Пришла осень, начались дожди. Полуботинки профессора полностью развалились. Какая-то еда дома была, но денег на обувь не было. В служебные обязанности Главного Мельника входило вести учет сведений, поступающих от непосредственно мельников, то есть от заведующих мельницами: сколько зерна поступило, сколько муки выдано, сколько уплачено сдатчиками зерна, сколько из уплаченного сдано в заготконтору (в плату брали десятую долю помолотого зерна). Кроме того, он был обязан ходить по мельницам и самолично проверять правильность отчетности - для этой цели в его распоряжении была лошадь. Поначалу отец ездил по мельницам со своим начальником, который представлял его низшему звену, потом несколько раз ездил один. Но начались дожди, и оставшийся без обуви Главный Мельник вынужден был сидеть в конторе в своих разваливающихся полуботинках, в которых можно было передвигаться только по гладкому паркету, да и то очень осторожно. Замечу, что паркет упомянут ради красного словца - в тех краях о нем не слыхивали, и роскошью был крашенный деревянный пол.
И вот советская власть, лицемеря, предприняла циничную меру "помощи" переселенцам: людям, у которых она отобрала все имущество, - все, от чайных ложек до домов! - решено было выдать по пять тысяч рублей на семью. Не на человека, а на семью. В то время зарплата конторского служащего была восемьсот рублей. Впоследствии я слышал от осведомленных людей, что мероприятие с этими пресловутыми "пятью тысячами рублей" имело следующую предысторию. В том же подписанном Сталиным в мае сорок четвертого года указе, которым предписывалось выселить татар из Крыма, один из пунктов обязывал власти выделить на каждую семью пять тысяч рублей "на строительство и хозяйственное обзаведение". И это в то время, когда мешок пшеницы стоил те самые пять тысяч! И еще: деньги эти выдаваться должны были в виде ссуды, с тем, чтобы вернуть эту сумму в казну в течение семи лет.
Казна присвоила себе дома, домашнее имущество, скот и птицу татар стоимостью на сотни тысяч рублей у каждой семьи, и после этого дала в долг по мешку пшеницы. В долг! Оцените, господа, степень мерзости и цинизма!

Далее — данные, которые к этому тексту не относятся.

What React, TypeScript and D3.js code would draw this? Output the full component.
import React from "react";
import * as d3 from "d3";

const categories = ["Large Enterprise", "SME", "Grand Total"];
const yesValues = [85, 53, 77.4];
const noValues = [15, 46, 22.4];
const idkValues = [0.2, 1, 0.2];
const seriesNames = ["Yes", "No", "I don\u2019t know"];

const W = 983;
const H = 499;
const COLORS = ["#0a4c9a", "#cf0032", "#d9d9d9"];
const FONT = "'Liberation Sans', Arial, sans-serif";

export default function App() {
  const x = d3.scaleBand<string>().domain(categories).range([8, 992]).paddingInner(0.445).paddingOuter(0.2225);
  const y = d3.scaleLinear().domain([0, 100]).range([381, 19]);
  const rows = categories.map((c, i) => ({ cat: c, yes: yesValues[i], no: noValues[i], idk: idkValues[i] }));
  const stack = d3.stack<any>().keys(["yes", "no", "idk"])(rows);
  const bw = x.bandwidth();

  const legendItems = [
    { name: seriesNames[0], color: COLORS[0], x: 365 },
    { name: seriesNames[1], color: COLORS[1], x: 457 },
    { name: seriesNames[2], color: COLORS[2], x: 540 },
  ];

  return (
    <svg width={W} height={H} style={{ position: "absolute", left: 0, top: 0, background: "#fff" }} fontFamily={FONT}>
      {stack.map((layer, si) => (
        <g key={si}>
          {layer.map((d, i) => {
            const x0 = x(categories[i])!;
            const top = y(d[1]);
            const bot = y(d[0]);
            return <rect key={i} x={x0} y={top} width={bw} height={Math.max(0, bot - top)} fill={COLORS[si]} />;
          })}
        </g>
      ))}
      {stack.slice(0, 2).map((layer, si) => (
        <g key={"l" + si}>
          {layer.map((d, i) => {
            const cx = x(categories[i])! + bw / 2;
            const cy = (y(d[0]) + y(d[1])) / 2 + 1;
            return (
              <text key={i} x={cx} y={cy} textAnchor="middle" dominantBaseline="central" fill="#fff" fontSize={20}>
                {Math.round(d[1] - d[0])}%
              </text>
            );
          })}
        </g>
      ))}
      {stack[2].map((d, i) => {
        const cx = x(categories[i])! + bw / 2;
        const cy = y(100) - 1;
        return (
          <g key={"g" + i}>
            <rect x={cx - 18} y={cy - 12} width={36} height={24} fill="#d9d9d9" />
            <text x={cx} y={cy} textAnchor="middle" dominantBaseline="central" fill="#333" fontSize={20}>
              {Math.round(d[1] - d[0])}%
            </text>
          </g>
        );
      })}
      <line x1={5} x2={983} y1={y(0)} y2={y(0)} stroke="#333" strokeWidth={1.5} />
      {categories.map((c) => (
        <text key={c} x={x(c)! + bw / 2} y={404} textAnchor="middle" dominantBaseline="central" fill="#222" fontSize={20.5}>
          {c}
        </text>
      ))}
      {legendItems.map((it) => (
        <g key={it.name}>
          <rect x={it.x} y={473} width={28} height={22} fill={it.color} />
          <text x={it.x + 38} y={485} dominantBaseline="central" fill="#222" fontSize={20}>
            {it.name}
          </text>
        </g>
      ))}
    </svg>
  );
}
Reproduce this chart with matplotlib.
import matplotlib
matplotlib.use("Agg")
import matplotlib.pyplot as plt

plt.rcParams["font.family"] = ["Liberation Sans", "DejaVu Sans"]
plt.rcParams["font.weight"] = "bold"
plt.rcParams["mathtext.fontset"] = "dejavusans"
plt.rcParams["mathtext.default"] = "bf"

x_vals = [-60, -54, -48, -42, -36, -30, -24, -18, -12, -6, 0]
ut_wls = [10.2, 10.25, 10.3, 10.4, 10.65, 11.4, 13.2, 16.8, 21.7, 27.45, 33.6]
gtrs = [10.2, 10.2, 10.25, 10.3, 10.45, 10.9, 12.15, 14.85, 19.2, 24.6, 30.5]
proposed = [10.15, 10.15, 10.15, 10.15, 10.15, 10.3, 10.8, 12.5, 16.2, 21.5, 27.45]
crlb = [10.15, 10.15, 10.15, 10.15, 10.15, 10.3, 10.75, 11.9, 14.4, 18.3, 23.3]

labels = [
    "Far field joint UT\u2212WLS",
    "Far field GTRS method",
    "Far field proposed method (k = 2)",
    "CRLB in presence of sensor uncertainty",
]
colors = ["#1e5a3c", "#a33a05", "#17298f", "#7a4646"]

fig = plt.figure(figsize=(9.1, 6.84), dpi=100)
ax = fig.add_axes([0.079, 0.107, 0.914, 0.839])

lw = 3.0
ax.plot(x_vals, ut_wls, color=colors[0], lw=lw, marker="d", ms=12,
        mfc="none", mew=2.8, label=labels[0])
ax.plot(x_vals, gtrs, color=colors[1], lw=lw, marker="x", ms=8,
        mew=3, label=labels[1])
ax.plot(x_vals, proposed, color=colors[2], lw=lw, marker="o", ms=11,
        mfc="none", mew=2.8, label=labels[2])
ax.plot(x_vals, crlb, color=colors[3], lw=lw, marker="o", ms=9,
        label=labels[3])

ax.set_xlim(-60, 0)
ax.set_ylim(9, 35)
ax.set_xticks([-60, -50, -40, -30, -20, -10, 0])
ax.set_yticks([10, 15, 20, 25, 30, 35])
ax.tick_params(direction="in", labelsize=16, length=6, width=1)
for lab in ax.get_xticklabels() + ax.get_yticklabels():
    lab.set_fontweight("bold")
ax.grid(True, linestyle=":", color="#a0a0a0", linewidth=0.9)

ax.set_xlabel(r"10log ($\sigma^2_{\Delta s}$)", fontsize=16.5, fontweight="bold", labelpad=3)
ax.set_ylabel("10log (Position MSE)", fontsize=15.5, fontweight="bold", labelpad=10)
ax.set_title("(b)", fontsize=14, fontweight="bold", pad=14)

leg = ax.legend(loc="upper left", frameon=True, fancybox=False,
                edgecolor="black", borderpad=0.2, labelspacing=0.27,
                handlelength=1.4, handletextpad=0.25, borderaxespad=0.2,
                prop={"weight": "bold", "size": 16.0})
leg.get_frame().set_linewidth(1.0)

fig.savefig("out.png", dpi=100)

Но самым подлым в этом деле было то, что эту ссуду стали давать только зимой, когда половина населения погибла. Все было рассчитано коммунистическими ворюгами: к зиме погибло сто тысяч человек, это примерно двадцать пять - тридцать пять тысяч семей, значит около ста пятидесяти миллионов рублей работники органов, которые ведали делами спецпереселенцев, положили в свой карман.